With the storm crashing in, you can understand the desperation of the three contenders in Pool A, the only pool that has gone down to the wire and with still a degree of uncertainty as to who will qualify from Scotland, Ireland, and Japan.
Much of the uncertainty has come from the extraordinary actions of South African referee Jaco Peyper in giving a crooked feed against Samoa at the scrum at the end of the game against Japan. This gave Japan a scrum of their own which led to a bonus point try with the game over once the ball went dead.
Peyper has given what will probably be the only crooked feed infringement during this World Cup, and has drawn some caustic comments from Scotland coach Gregor Townsend.
Townsend said he hadn’t seen a crooked feed call in a World Cup or Six Nations and it’s not something that’s been refereed. He said he thought there was an agreement giving more latitude for the scrum-half putting the ball into the scrum because you are the team who has won the scrum.
While it’s true there have been moves to allow scrum-halves to put the ball in closer to their own hooker, the laws still stipulates the ball must be put in straight.
If it was the case that World Rugby had secretly agreed to allow crooked feeds, they would have removed one of the main pillars of the game, which is all elements of the game are a competition and the scrum is fundamentally one of the main areas of competition that differentiates and defines Rugby Union as a unique sport.
Had Scotland not bombed so badly against Ireland in their opening game and Ireland not lost to Japan I doubt Townsend would have made those comments, as Scotland would not be in the desperate position they now find themselves.
Much as it would be a bitter pill to swallow for the Scots to be sent home without the chance of saving their World Cup ambitions on the pitch, the outcome would be a milestone for the sport.
For World Rugby it would be a dream come true as host nation Japan would be the first Tier 2 nation to make the quarter-finals of a World Cup.
With all the other Pools more or less decided as expected, and World Rugby having already cancelled Italy’s match against the All Blacks, condemning the Italians to an early flight home, it makes it difficult for them to allow Scotland more time.
If Scotland miss out there is no doubt they will blame World Rugby who said they had contingency plans for the typhoon season – but never actually defined what those plans were.
The 0-0 draw and two points each could well be the contingency plan World Rugby had in mind, but whatever their plan, nothing could prepare for a category five typhoon.
What has to be remembered is these violent storms can change direction so any World Rugby contingency plan would involve moving the game more than a thousand miles to be on the safe side, which would make it impossible for fans to travel.
It is obvious Townsend has never experienced a storm of that magnitude otherwise his comments as to a better weather forecast for Sunday evening would never have been made.

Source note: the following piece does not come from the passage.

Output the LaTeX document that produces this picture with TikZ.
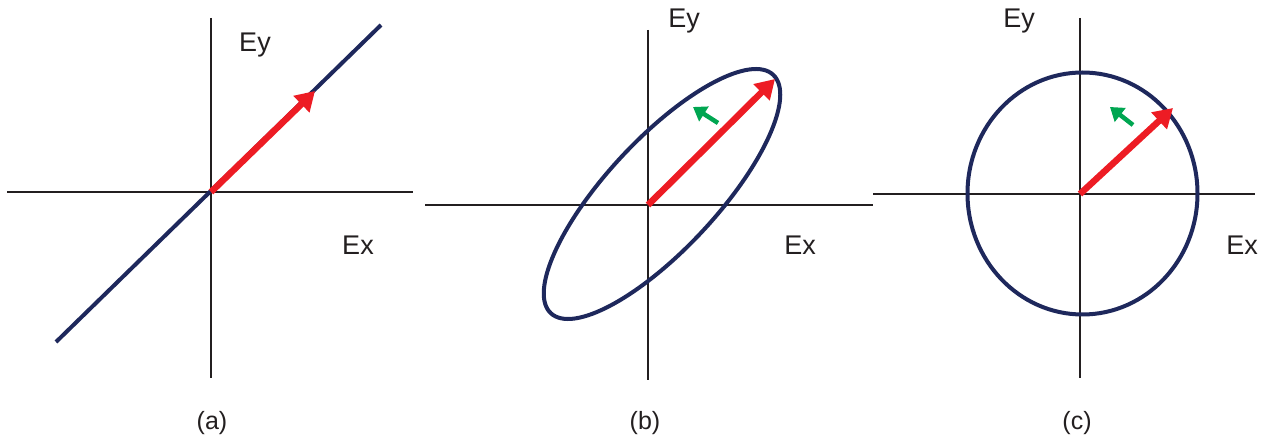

One of my sons works in that area of insurance and is currently in the Bahamas following the category five hurricane that struck there on September 1. He has told us of the unbelievable level of devastation that has befallen many of those islands. We are now over a month after the event and there are still many people missing and services are yet to return to normal.
In Japan it is liable to take weeks before things return to normal in the areas where the typhoon strikes, and it is likely that games will have to be moved to the parts of Japan that were unaffected by Hagibis. For many of the fans who have travelled from Europe this will be their first encounter with a storm of this magnitude.
World Rugby and the Japanese authorities will have a logistical nightmare on their hands if games have to be moved to different stadiums which may have a smaller capacity, and fans will have to be relocated in the unaffected areas.
The thing that Scotland must understand is that they cannot be made a special case. If their game is rearranged so must all the others that are cancelled because of the storm.
Although it may not have resulted in too many other teams failing to qualify for the quarter-finals, it does impact on the finishing position of many teams who have qualified and who they play against.
France and England are a perfect example with France facing Wales and England facing Australia, whereas if France had beaten England on Saturday the reverse would be true.
At the moment the storm around the Scotland game looks to be spoiling the first ever Rugby World Cup in Asia but with the knockout stages soon about to begin, there’s still so much to look forward to.